Will: Just buy as much Peyote and Corona as possible and get brown leathery skin. 

Do you get more satisfaction from the smaller gigs like this or the masses you find at festivals and what must’ve faced you at Hyde Park?

Will: I think at this stage we prefer to have a smaller gig with our own crowd, at this stage only a certain amount of people will know you in a festival crowd. 

Ollie: It’s a harder sell to play a gig when you are just trying to win people over, so whatever scale that is be it 700 or 70,000. 

Like I said, it seems as though the album Under The Volcano has come out of nowhere, with such an impressive debut LP achieved do you ever have a time when you think “We’ve done it”?

Ollie: We spent a long time banging our heads against the wall, so you learn to not take things for granted. We’re not being complacent.

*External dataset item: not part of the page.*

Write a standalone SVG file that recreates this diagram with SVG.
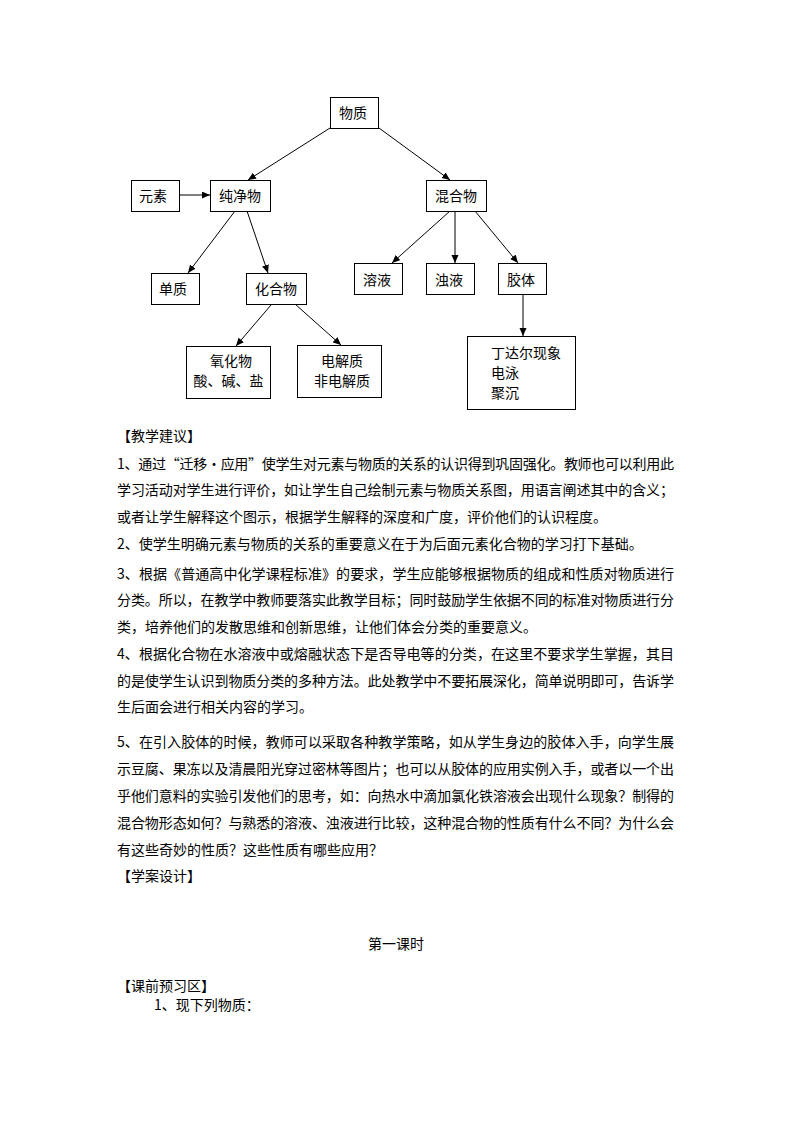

Will: We have by no means acheieved all we set out to do. Of course to release an LP helps us to the end, but we are a long way enough. We have been extremely hungry for this; we’ve had the starter but now we want the main! 

With masses of tours, festivals, more writing and a shed load of bluesy fuzz filled riffs and heavy rhtyhm we have a long time until this rain dries up on these isles.